Smoking, drinking, and drug abuse are significantly higher among people with psychotic disorders. This is not quite a surprising conclusion, but the hard numbers were generated and given statistical credence by the largest ever study of substance abuse among the population of the mentally ill.

Researchers from the Washington University School of Medicine in St. Louis and the University of Southern California, led by Washington University researcher Sarah M. Hartz, Ph.D., studied nearly 20,000 people, which included 9,142 psychiatric patients diagnosed with schizophrenia, bipolar disorder, or schizoaffective disorder. The study also studied over 10,000 healthy people without mental illness and assessed the incidence of nicotine use, alcohol intake, and use of drugs in this population. The results of the study were published in the online journal JAMA Psychiatry.

The study found that, among the 9,142 mentally ill patients, over 75 percent were regular smokers. Also, about half of those with psychotic disorders smoked marijuana regularly. The use of illicit drugs among the mentally ill was also at 50 percent. These numbers were significantly higher than the numbers tracked in the group of about 10,000 mentally healthy people, with regular smoking at 33 percent, marijuana use at 18 percent, use of illicit drugs at 12 percent. Furthermore, binge drinking in the psychiatrically ill sample was at 30 percent, while only 8 percent of the mentally healthy sample indulged in the habit.

These are disturbing numbers. Hartz said, "These patients tend to pass away much younger, with estimates ranging from 12 to 25 years earlier than individuals in the general population." She further explained that such deaths were caused by heart disease, cancer, and other preventable causes, instead of causes that one might expect in the population of the severely ill, such as drug overdose or suicide.

About 40 percent of mentally healthy people over the age of 50 used to smoke regularly, while fewer than 20 percent of those under 30 years old have been regular smokers. Among the mentally ill, however, the rate is more than 75 percent.

However, smoking rates have declined in the general population during the last few decades. And although smoking used to be permitted in most psychiatric facilities, recent studies unfounded the concerns of many psychiatrists that mentally sick patients must not be burdened with worries about having to quit smoking as well. Instead, Hartz says that the more pressing concern is to find out whether curbing nicotine, alcohol, and substance abuse would actually help lengthen the lives of patients with sever psychiatric illnesses. Hartz further deplores that public health efforts have targeted curbing smoking in the healthy population but "have not made a dent at all" in the severely mentally ill.

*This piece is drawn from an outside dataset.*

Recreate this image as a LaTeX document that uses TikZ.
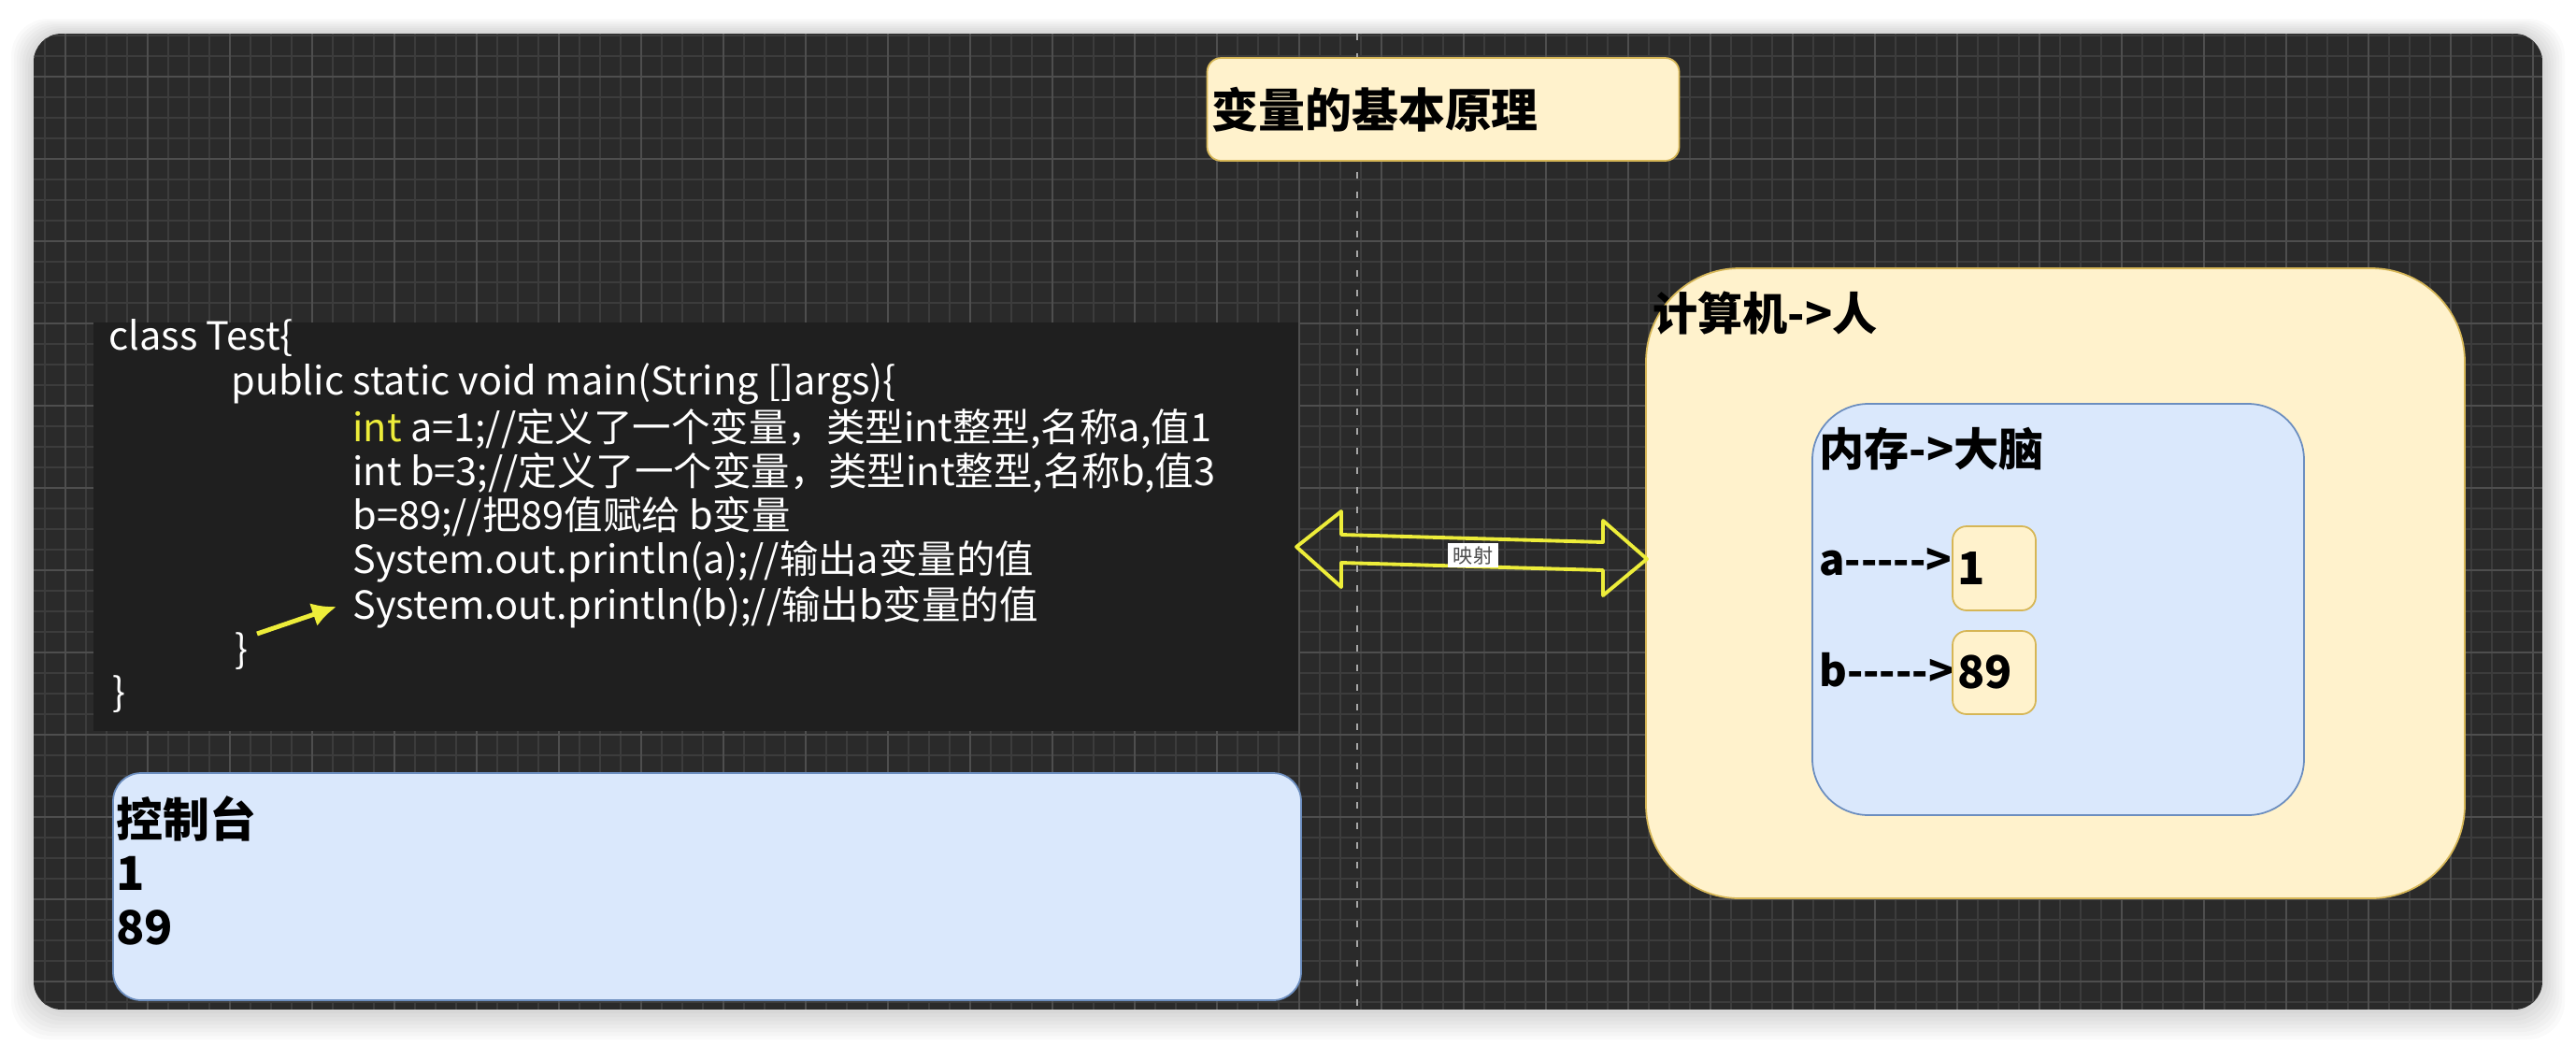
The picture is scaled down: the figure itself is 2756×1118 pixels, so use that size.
\documentclass[tikz,border=0pt]{standalone}
\usepackage{fontspec}
\setmainfont{Noto Sans CJK SC}
\newfontfamily\cjk{Noto Sans CJK SC}
\usepackage{tikz}
\usetikzlibrary{arrows.meta,positioning,calc}
\definecolor{boardbg}{HTML}{2A2A2A}
\definecolor{gridminor}{HTML}{3C3C3C}
\definecolor{gridmajor}{HTML}{4E4E4E}
\definecolor{chalk}{HTML}{1F1F1F}
\definecolor{noteyellow}{HTML}{FFF2CC}
\definecolor{noteedge}{HTML}{D6B656}
\definecolor{memblue}{HTML}{DAE8FC}
\definecolor{memedge}{HTML}{6C8EBF}
\definecolor{hiyellow}{HTML}{EDED3A}
\newcommand{\kw}[1]{\textcolor{hiyellow}{#1}}

\begin{document}
\begin{tikzpicture}[x=0.1mm,y=-0.1mm,>=Latex,thick]
        \tikzstyle{note} = [draw=noteedge, fill=noteyellow, line width=0.5pt, rounded corners=1.5mm]
        \tikzstyle{mem} = [draw=memedge, fill=memblue, line width=0.5pt]
        \tikzstyle{head} = [anchor=west, inner sep=0, font=\cjk\fontsize{13.7}{16}\selectfont\bfseries]
        \tikzstyle{var} = [anchor=west, inner sep=0, font=\cjk\fontsize{12.9}{15}\selectfont\bfseries]
        \tikzstyle{code} = [anchor=west, inner sep=0, text=white, font=\cjk\fontsize{11.8}{13}\selectfont]
        \tikzstyle{minor} = [gridminor, line width=0.5pt]
        \tikzstyle{major} = [gridmajor, line width=0.8pt]

        \useasboundingbox (0,0) rectangle (2756,1118);
        \fill[white] (0,0) rectangle (2756,1118);

        % Board with shadow and grid
        \foreach \s in {1,...,8}
            \fill[black, opacity=0.018, rounded corners=4mm] ({36-3*\s},{36-2*\s}) rectangle ({2720+3*\s},{1080+4*\s});
        \begin{scope}
            \clip[rounded corners=3mm] (36,36) rectangle (2720,1080);
            \fill[boardbg] (36,36) rectangle (2720,1080);
            \foreach \i in {0,...,122} \draw[minor] ({26+22*\i},36) -- ++(0,1044);
            \foreach \i in {0,...,47} \draw[minor] (36,{38+22*\i}) -- ++(2684,0);
            \foreach \i in {0,...,30} \draw[major] ({70+88*\i},36) -- ++(0,1044);
            \foreach \i in {0,...,11} \draw[major] (36,{82+88*\i}) -- ++(2684,0);
            \draw[gray!70, line width=0.6pt, dash pattern=on 2pt off 4pt] (1452,36) -- (1452,1080);
        \end{scope}

        % Nodes
        \node[note, minimum width=50.5mm, minimum height=11mm, text width=49.5mm, inner xsep=0.5mm, align=left,
              font=\cjk\fontsize{14.2}{17}\selectfont\bfseries] (title) at (1544,117) {变量的基本原理};

        \node[fill=chalk, minimum width=128.9mm, minimum height=43.7mm, inner sep=0] (board) at (744.5,563.5) {};
        \node[code] (l1) at (115,362) {class Test\{};
        \node[code] (l2) at (246,411) {public static void main(String []args)\{};
        \node[code] (l3) at (376,459) {\kw{int} a=1;//定义了一个变量，类型int整型,名称a,值1};
        \node[code] (l4) at (376,506) {int b=3;//定义了一个变量，类型int整型,名称b,值3};
        \node[code] (l5) at (376,553) {b=89;//把89值赋给 b变量};
        \node[code] (l6) at (376,601) {System.out.println(a);//输出a变量的值};
        \node[code] (l7) at (376,650) {System.out.println(b);//输出b变量的值};
        \node[code] (l8) at (250,697) {\}};
        \node[code] (l9) at (119,743) {\}};
        \coordinate (ptr) at (275,678);

        \node[mem, rounded corners=3mm, minimum width=127.1mm, minimum height=24.3mm] (console) at (756.5,948.5) {};
        \node[anchor=north west, inner sep=0, align=left, font=\cjk\fontsize{14.2}{16.4}\selectfont\bfseries]
              (out) at (123,850) {控制台\\1\\89};

        \node[note, rounded corners=10mm, minimum width=87.6mm, minimum height=67.4mm] (pc) at (2199,624) {};
        \node[head] (pct) at (1767,335) {计算机->人};
        \node[mem, rounded corners=6mm, minimum width=52.6mm, minimum height=44mm] (ram) at (2202,652) {};
        \node[head] (ramt) at (1945,480) {内存->大脑};
        \node[var] (va) at (1945,601) {a----->};
        \node[note, minimum width=8.9mm, minimum height=9mm, text width=7.9mm, inner xsep=0.5mm, align=left,
              font=\cjk\fontsize{13.7}{16}\selectfont\bfseries] (a) at (2133.5,608) {1};
        \node[var] (vb) at (1945,717) {b----->};
        \node[note, minimum width=8.9mm, minimum height=8.9mm, text width=7.9mm, inner xsep=0.3mm, align=left,
              font=\cjk\fontsize{13.7}{16}\selectfont\bfseries] (b) at (2133.5,719.5) {89};

        % Edges
        \draw[hiyellow, line width=1.1pt, line join=round]
            (1387,585) -- (1435,547) -- (1435,572) -- (1715,580) -- (1715,557) -- (1762,598)
            -- (1715,637) -- (1715,610) -- (1435,602) -- (1435,628) -- cycle;
        \node[fill=white, inner xsep=0.6mm, inner ysep=0.3mm, text=black!70, font=\cjk\fontsize{6}{7}\selectfont] (map) at (1576,594) {映射};
        \draw[->, hiyellow, line width=1.4pt, -{Latex[length=2.6mm,width=2.6mm]}] (ptr) -- ([xshift=-1.6mm,yshift=0.1mm]l7.west);
    \end{tikzpicture}
\end{document}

Another remarkable finding of the study, according to Hartz, is that race and gender don't have their typical protective influence once a person has already developed a psychotic illness, a phenomenon that holds true especially with the habit of smoking. European Americans as well as men in general tend to have higher rates of substance abuse compared with Hispanics and Asians, and women in general.

The study was funded by the National Institute on Drug Abuse (NIDA), the National Institute on Alcohol Abuse and Alcoholism (NIAAA), the National Institute of Mental health (NIMH), and the National Cancer Institute (NCI) of the National Institutes of Health (NIH), and the American Cancer Society.